** START Given material **

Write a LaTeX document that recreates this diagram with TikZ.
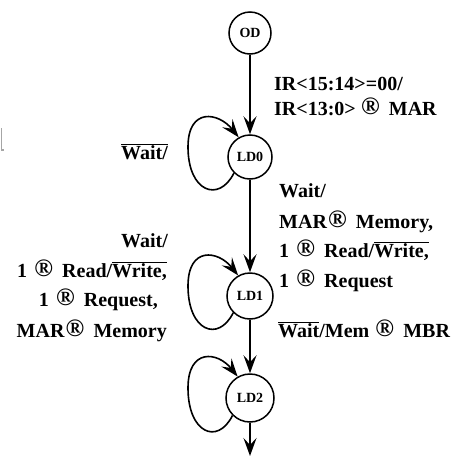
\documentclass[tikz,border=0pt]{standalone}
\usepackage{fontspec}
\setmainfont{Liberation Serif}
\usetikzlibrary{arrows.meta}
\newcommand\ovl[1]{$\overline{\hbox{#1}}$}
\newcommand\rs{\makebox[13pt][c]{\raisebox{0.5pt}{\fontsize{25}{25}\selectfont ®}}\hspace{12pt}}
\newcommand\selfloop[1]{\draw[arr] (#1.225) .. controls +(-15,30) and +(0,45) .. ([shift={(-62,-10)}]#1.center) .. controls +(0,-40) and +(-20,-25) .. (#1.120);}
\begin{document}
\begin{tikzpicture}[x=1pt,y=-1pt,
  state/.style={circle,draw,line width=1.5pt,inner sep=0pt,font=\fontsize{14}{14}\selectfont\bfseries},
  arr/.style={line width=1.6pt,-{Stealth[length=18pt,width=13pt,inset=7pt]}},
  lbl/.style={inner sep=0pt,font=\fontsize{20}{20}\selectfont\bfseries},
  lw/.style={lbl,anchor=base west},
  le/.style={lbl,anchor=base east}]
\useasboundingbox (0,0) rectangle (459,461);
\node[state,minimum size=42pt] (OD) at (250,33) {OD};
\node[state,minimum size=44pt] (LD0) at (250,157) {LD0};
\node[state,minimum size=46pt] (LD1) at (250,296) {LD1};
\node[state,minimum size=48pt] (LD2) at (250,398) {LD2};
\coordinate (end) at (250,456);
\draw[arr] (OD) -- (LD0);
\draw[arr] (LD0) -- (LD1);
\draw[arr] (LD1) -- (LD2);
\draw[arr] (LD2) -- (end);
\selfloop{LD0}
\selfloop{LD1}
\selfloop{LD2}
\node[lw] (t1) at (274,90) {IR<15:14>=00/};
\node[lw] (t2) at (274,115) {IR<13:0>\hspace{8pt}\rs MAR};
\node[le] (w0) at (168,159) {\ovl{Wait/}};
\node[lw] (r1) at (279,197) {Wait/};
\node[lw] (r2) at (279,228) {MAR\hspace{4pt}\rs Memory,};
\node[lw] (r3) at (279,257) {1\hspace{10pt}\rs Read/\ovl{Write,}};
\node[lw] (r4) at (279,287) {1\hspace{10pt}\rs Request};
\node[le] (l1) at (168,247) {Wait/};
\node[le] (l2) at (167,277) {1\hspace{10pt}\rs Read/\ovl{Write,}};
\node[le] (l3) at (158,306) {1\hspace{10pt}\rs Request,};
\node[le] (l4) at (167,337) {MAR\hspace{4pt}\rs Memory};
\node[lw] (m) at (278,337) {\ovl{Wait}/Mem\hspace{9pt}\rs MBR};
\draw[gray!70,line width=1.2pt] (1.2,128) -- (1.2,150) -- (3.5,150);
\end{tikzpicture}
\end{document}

** END Given material **

Set task
From the listing above, collect each line in which the string "Write" appears.

Task result
Write a LaTeX document that recreates this diagram with TikZ.
\node[lw] (r3) at (279,257) {1\hspace{10pt}\rs Read/\ovl{Write,}};
\node[le] (l2) at (167,277) {1\hspace{10pt}\rs Read/\ovl{Write,}};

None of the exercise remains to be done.